GOP blames Strickland for NCR loss

But insiders say NCR left for an array of reasonsCampaign dismisses criticism as ‘wildly false’

On the seventh anniversary of NCR Corp.’s announcement that it was leaving Dayton for Georgia, the Ohio Republican Party laid the blame for NCR’s loss at the feet of Ted Strickland, a Democrat who was governor in 2009 and who today is Sen. Rob Portman’s opponent in the November election.

NCR’s exit cost Dayton about 1,250 well-paying jobs — with $2.5 million in city income tax revenue — and its last Fortune 500 company.

“Gov. Ted Strickland didn’t care,” Ohio Rep. Niraj Antani, R-Miamisburg, said in a press conference in the shadow of the Carillon Thursday.

“He didn’t do anything to try to save those jobs, to try to replenish those jobs when they left,” Antani said. “And that is not leadership.”

Antani and Matt Borges, chairman of the Ohio Republican Party, repeated the story of Strickland and NCR CEO Bill Nuti — a recollection attributed to Nuti himself and reported in the New York Times, among other places — sitting down at a conference dinner together in early 2009. According to Nuti’s account, Strickland did not introduce himself or appear to know who Nuti was.

“Ted Strickland didn’t even know who he was sitting with when he sat (with Nuti) in New York at a renewable energy conference,” Borges said.

A spokesman for Strickland in 2010 told the New York Times that the then-governor “would have been happy to talk to Mr.
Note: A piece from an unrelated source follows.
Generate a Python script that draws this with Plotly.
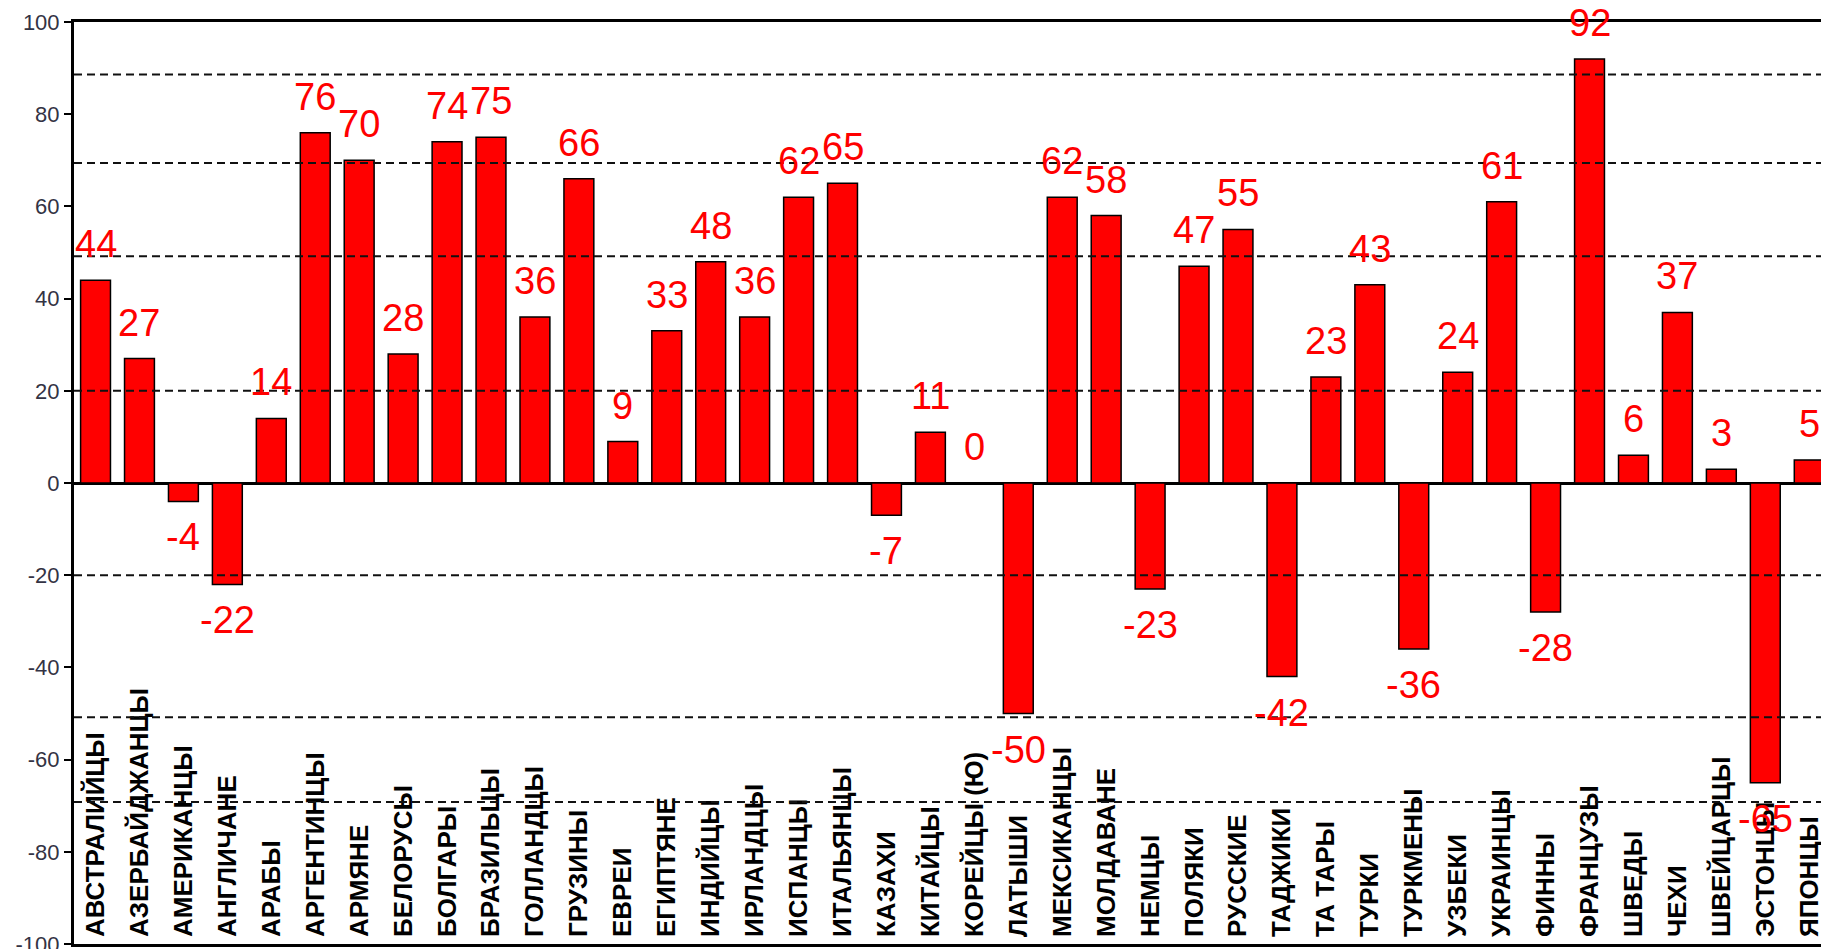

Nuti about NCR’s plans if he had been approached.”

The campaign for Strickland on Thursday pointed to 2009 news reports that showed NCR did not share its plans to move with Ohio lawmakers and politicians at all levels of government, local, state and federal.

David Bergstein, a spokesman for the Strickland campaign, dismissed GOP criticisms as “wildly false.”

He said the claims “show just how far Sen. Portman’s backers will go to try and distract from Portman’s own decades-long record of voting for unfair trade deals that have outsourced hundreds of thousands of Ohio jobs to places like China.

“The record is very clear: this company (NCR) refused to notify leaders at any level they were leaving and wouldn’t consider an incentive offer from the administration to stay in Dayton,” he added. “But after they left, Ted worked with local community leaders to successfully bring new jobs and economic investment to Dayton, including General Electric and the (Ohio) Aerospace Development Hub.”

Some observers say the reality of NCR’s move was complex, and blame cannot be directed at any one person. Strickland himself said in recent years that NCR didn’t give him or others a chance to try to keep the company in Dayton.

“We didn’t have a lot of warning,” Strickland told the Atlanta Journal-Constitution in 2015. “The decision was already made.”

In 2008 and well before, a number of signals worried Dayton leaders.

Jackie Thode, a former general manager in the Gasper Division of NCR, was part of a group of NCR employees exploring a possible expansion of the NCR’s 1700 S. Patterson Blvd. headquarters when Nuti was brought on as CEO in 2005.

Now retired, Thode said Thursday that the group’s work was halted about 18 months after Nuti arrived.

“We all wondered why,” Thode said. “But about that time they started to reduce staff everywhere and most of us thought that was why.”

Other signals worried Dayton. The company’s board quietly put aside an early requirement that Nuti move from New York City to Dayton. Public officials, such as then-state Sen. John Husted, said they were frustrated in attempts to meet Nuti face-to-face.

In October 2008, the state of Georgia announced that NCR would establish a global “center of excellence” in that state, moving parts of NCR’s worldwide customer service operations and creating 916 new jobs over the next two years.

In January 2009, a then-spokesman for NCR told the Dayton Daily News that “Dayton is our headquarters.”

“You don’t make that decision lightly,” the spokesman said then. “This company has said Dayton is our headquarters. Resources are precious. People are important.”

But even then, NCR, with about 22,000 employees worldwide, had more employees in Georgia than in Dayton. And 18 months later, the company had left the city altogether.

Former Ohio Lt. Gov. Lee Fisher in 2010 called NCR’s actions “shamefully irresponsible.” Just before NCR’s June 2, 2009 announcement, Strickland’s office sent Nuti a letter, offering NCR $31.1 million of incentives to keep the company anchored in Dayton.

Nuti himself said flights to and from Dayton International Airport required multiple stops at other airports, making travel tricky for customers and employees. He said recruiting top talent to Dayton was difficult. He wanted to be closer to NCR customers in Atlanta, as well.

David Gasper — an NCR veteran and Dayton-area entrepreneur who sold a business to NCR in 1999 — was not with the company in 2009. But he saw the same signs as others, and he spoke regularly with people within the company who felt that NCR leadership clearly wanted to leave.

“In my mind, there was no effort whatsoever (by NCR) to stay in Dayton and preserve the legacy of a company founded by (John) Patterson,” Gasper said Thursday.